#### [Source data]
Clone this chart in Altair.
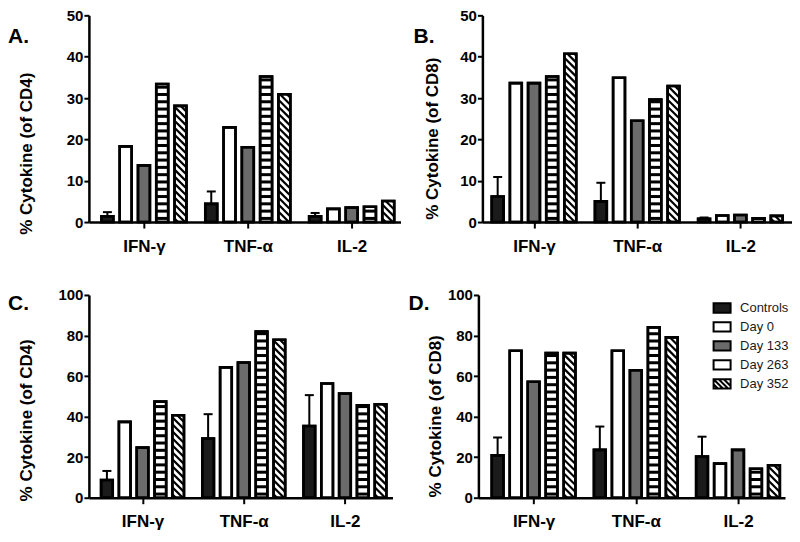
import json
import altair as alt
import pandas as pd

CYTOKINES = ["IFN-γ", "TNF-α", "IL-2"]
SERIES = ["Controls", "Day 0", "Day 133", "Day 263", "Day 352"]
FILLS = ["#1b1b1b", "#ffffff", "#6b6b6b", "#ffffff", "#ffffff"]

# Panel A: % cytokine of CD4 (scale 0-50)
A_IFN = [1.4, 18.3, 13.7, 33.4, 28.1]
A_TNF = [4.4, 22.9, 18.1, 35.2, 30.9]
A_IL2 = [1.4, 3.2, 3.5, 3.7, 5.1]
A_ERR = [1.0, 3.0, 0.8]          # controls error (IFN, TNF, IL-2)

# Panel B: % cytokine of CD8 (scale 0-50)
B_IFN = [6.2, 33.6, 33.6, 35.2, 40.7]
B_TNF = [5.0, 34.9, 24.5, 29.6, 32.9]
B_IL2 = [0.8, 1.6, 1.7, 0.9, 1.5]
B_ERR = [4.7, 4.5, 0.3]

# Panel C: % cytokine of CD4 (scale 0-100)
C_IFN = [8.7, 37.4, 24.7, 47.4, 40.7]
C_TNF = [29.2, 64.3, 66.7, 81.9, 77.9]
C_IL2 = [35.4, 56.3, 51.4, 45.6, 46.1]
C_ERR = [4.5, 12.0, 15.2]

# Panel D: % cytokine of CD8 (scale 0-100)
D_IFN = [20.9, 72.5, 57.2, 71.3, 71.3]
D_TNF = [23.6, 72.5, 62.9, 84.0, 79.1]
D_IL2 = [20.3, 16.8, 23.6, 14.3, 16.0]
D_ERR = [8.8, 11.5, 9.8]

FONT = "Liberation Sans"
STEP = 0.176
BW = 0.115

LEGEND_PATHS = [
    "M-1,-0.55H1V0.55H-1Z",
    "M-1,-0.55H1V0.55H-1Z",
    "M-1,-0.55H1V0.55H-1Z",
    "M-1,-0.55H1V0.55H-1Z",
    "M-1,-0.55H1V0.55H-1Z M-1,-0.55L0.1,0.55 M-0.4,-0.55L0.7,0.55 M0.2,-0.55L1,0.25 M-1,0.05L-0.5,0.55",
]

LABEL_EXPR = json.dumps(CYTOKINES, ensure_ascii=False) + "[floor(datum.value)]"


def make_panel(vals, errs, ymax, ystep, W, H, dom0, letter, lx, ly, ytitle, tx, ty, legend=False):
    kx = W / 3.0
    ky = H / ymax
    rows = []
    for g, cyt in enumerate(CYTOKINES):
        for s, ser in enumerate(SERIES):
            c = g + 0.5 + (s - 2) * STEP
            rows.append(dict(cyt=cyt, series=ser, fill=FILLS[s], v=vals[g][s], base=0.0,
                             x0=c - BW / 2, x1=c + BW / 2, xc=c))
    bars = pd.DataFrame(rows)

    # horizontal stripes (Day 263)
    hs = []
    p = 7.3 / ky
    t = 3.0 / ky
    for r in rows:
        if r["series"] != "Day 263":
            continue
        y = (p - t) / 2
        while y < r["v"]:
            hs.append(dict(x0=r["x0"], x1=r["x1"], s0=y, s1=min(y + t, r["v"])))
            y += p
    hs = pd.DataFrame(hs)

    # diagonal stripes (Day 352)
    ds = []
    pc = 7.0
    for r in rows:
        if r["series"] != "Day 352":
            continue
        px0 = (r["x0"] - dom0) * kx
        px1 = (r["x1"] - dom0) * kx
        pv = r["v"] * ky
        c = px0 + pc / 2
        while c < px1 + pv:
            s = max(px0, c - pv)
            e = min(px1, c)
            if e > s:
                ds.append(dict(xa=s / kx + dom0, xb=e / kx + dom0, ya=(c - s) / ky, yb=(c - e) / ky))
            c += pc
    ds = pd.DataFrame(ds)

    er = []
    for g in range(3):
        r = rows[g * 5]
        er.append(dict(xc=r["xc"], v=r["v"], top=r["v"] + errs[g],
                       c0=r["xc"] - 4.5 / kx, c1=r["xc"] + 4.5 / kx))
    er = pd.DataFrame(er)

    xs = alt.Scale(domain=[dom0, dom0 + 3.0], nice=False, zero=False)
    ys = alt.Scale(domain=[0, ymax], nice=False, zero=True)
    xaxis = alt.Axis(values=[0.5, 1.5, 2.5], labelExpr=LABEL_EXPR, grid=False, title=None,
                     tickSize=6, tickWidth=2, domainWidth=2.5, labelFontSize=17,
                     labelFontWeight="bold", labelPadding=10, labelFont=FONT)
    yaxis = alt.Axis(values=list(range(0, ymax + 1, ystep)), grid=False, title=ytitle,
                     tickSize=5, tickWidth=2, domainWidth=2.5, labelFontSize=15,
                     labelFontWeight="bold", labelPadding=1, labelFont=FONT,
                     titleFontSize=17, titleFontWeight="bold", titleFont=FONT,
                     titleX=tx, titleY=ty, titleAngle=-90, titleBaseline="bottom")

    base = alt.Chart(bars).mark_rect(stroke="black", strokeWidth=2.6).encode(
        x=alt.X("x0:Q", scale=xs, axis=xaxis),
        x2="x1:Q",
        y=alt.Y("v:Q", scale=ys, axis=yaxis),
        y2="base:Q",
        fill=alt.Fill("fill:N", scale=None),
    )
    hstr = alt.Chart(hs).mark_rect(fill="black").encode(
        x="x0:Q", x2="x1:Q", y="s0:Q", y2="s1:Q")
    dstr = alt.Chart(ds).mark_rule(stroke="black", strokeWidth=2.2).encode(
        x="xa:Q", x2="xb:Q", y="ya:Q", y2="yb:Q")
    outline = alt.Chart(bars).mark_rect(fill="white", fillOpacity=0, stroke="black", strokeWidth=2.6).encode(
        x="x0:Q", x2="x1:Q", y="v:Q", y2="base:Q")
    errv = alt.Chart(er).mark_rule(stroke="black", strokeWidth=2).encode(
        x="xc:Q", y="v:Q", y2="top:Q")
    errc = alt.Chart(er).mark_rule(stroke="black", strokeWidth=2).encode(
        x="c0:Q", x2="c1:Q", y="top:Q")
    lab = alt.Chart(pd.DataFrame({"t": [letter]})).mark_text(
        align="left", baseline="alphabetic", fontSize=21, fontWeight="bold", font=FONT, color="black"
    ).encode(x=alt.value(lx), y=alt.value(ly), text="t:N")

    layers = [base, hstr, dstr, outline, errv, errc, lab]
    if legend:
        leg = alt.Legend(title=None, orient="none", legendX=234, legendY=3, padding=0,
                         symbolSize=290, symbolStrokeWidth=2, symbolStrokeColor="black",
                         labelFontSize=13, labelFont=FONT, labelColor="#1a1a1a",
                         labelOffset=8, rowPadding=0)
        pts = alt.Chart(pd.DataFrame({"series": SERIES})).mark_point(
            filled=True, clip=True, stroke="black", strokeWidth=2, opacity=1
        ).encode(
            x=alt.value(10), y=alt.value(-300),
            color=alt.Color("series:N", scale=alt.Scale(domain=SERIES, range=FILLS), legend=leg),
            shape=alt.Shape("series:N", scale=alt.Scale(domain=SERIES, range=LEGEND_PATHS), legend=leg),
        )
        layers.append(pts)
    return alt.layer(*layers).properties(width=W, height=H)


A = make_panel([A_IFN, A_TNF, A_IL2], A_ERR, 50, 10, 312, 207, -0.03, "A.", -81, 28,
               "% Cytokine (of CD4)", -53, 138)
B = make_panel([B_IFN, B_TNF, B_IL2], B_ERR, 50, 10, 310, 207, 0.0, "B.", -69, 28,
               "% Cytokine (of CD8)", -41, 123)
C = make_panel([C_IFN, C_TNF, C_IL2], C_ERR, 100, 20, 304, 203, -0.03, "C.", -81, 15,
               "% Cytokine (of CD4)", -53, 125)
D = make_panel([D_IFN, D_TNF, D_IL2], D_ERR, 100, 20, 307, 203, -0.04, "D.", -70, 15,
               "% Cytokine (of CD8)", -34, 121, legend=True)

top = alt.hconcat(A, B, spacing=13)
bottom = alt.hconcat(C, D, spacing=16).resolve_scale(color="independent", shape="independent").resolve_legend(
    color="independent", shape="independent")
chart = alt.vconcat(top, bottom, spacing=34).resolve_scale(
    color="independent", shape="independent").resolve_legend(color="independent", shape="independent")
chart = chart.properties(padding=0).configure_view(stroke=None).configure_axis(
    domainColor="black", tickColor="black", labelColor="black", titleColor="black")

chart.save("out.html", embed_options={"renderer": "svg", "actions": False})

* * *

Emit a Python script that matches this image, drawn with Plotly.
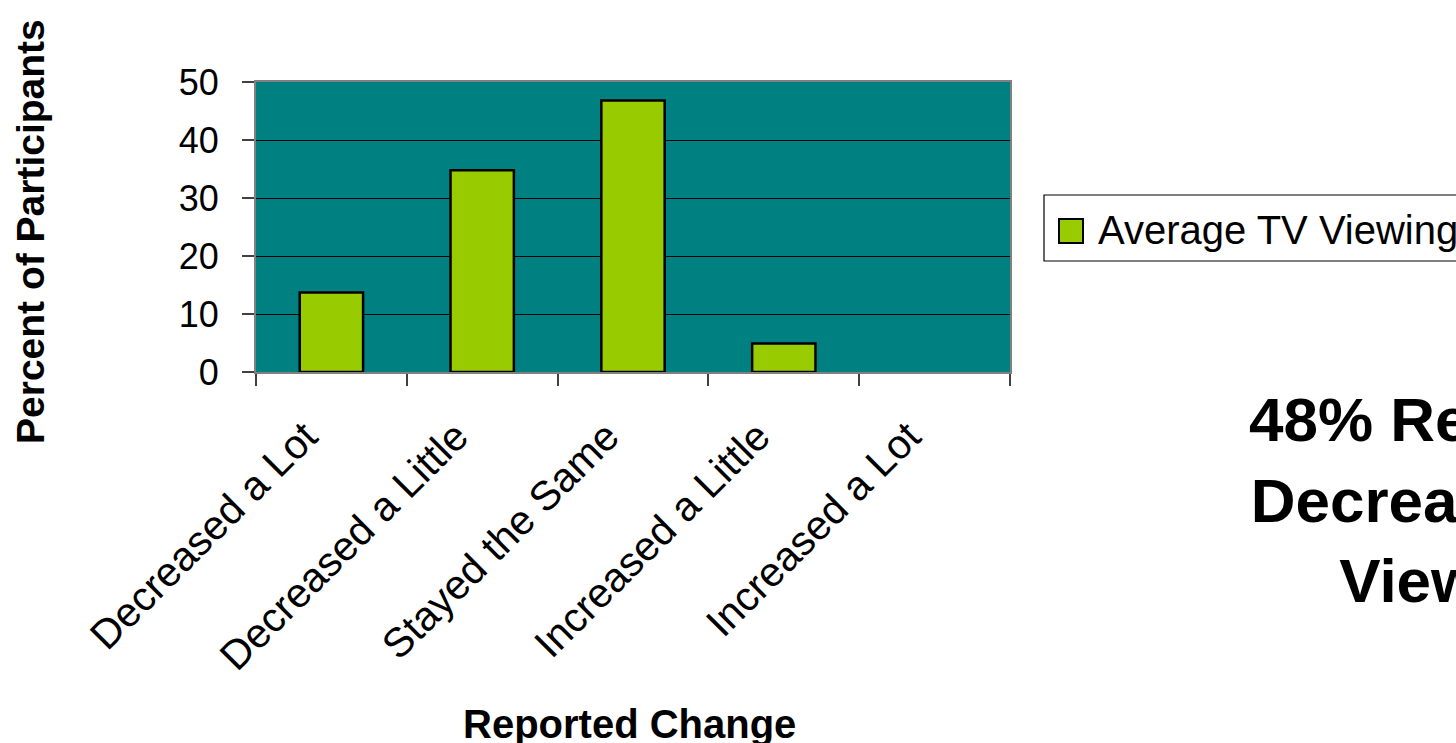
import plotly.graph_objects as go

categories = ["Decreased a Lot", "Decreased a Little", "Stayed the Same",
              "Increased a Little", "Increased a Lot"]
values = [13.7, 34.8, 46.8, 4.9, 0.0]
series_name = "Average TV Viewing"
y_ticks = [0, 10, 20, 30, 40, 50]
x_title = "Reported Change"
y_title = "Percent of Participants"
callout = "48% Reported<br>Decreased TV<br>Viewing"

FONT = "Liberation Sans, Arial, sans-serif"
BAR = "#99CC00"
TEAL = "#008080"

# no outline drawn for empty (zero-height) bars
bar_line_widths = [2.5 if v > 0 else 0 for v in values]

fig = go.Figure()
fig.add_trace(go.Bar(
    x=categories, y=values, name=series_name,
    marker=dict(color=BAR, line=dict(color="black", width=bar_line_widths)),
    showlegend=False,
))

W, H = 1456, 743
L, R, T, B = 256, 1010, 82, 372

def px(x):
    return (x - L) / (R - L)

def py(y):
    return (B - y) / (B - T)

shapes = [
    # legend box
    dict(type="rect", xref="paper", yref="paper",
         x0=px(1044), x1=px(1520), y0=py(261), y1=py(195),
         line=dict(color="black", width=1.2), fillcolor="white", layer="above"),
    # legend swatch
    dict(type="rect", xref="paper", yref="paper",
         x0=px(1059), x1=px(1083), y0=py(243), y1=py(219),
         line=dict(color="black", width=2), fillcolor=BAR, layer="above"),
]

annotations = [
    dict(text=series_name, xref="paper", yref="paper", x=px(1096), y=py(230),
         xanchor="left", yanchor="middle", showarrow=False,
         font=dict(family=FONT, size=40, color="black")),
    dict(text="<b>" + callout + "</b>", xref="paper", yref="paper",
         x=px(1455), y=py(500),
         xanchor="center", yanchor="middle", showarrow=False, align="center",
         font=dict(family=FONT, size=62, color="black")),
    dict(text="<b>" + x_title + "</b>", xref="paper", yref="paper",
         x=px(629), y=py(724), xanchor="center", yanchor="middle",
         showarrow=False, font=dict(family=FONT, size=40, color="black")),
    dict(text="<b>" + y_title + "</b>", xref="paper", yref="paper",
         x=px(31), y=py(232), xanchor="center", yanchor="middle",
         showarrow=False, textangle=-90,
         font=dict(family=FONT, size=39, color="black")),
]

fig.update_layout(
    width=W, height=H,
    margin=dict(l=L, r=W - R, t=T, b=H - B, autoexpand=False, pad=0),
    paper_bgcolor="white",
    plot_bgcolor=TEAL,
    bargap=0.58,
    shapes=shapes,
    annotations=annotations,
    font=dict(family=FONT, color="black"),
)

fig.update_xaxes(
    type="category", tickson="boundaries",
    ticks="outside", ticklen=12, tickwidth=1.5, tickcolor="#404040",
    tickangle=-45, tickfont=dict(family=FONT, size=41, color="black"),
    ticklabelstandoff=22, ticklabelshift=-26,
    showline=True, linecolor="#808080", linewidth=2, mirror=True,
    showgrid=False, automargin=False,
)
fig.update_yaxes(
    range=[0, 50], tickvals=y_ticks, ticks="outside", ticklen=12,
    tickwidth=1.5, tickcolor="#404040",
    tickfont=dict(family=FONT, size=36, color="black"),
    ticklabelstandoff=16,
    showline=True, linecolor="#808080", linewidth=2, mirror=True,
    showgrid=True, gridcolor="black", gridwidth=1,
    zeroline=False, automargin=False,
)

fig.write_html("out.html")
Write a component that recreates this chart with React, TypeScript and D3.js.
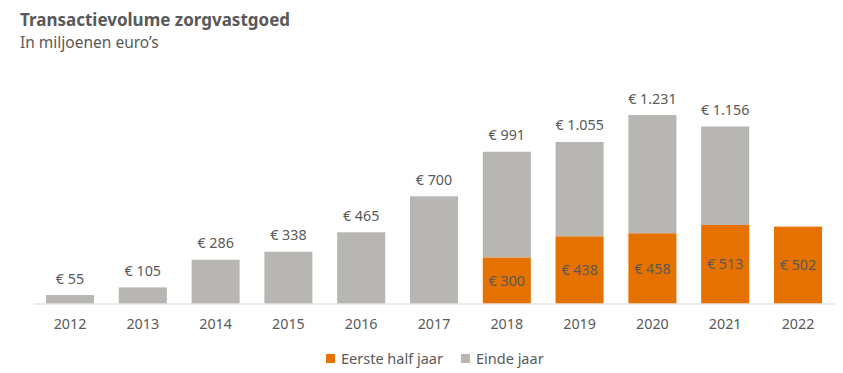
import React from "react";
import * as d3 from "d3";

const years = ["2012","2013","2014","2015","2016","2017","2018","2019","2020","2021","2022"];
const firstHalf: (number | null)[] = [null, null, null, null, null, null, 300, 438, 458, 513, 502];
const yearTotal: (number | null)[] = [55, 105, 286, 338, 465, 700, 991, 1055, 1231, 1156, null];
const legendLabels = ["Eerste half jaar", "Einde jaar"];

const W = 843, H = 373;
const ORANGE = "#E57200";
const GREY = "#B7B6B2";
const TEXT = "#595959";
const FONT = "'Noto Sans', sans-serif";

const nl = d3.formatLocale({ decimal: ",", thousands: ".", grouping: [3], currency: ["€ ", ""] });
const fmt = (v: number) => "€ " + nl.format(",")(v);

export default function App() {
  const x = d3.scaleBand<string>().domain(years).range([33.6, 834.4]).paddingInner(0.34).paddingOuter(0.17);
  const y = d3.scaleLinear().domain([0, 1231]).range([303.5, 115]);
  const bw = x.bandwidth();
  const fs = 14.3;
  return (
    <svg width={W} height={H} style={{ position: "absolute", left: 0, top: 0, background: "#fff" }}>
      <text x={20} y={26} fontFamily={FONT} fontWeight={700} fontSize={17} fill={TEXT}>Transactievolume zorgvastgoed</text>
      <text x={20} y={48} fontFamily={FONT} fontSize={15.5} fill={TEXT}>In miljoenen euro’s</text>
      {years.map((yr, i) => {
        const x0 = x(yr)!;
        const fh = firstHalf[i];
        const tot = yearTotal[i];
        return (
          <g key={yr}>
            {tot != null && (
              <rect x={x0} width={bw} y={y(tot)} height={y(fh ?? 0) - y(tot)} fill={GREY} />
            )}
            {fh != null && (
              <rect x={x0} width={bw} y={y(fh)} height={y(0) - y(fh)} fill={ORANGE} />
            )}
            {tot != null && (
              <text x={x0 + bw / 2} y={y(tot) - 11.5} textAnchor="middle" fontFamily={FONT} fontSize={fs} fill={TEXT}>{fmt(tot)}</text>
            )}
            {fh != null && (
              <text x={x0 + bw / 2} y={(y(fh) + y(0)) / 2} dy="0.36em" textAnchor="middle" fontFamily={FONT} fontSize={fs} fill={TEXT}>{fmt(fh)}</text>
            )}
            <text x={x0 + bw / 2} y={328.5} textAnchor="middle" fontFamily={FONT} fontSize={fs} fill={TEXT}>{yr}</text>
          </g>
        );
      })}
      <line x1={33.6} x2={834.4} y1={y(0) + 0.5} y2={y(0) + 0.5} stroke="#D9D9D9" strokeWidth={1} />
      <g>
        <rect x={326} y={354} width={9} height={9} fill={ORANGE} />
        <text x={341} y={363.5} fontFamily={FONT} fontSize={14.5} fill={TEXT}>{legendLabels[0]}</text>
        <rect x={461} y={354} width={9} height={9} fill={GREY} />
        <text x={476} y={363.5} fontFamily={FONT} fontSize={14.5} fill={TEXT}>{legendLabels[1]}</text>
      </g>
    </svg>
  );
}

#### [The exercise]
Leave the pictures out and copy exactly the lines from the one with "Write a component" through the one with "const fmt = (v: number)", nothing more.

#### [Answer to this problem]
Write a component that recreates this chart with React, TypeScript and D3.js.
import React from "react";
import * as d3 from "d3";

const years = ["2012","2013","2014","2015","2016","2017","2018","2019","2020","2021","2022"];
const firstHalf: (number | null)[] = [null, null, null, null, null, null, 300, 438, 458, 513, 502];
const yearTotal: (number | null)[] = [55, 105, 286, 338, 465, 700, 991, 1055, 1231, 1156, null];
const legendLabels = ["Eerste half jaar", "Einde jaar"];

const W = 843, H = 373;
const ORANGE = "#E57200";
const GREY = "#B7B6B2";
const TEXT = "#595959";
const FONT = "'Noto Sans', sans-serif";

const nl = d3.formatLocale({ decimal: ",", thousands: ".", grouping: [3], currency: ["€ ", ""] });
const fmt = (v: number) => "€ " + nl.format(",")(v);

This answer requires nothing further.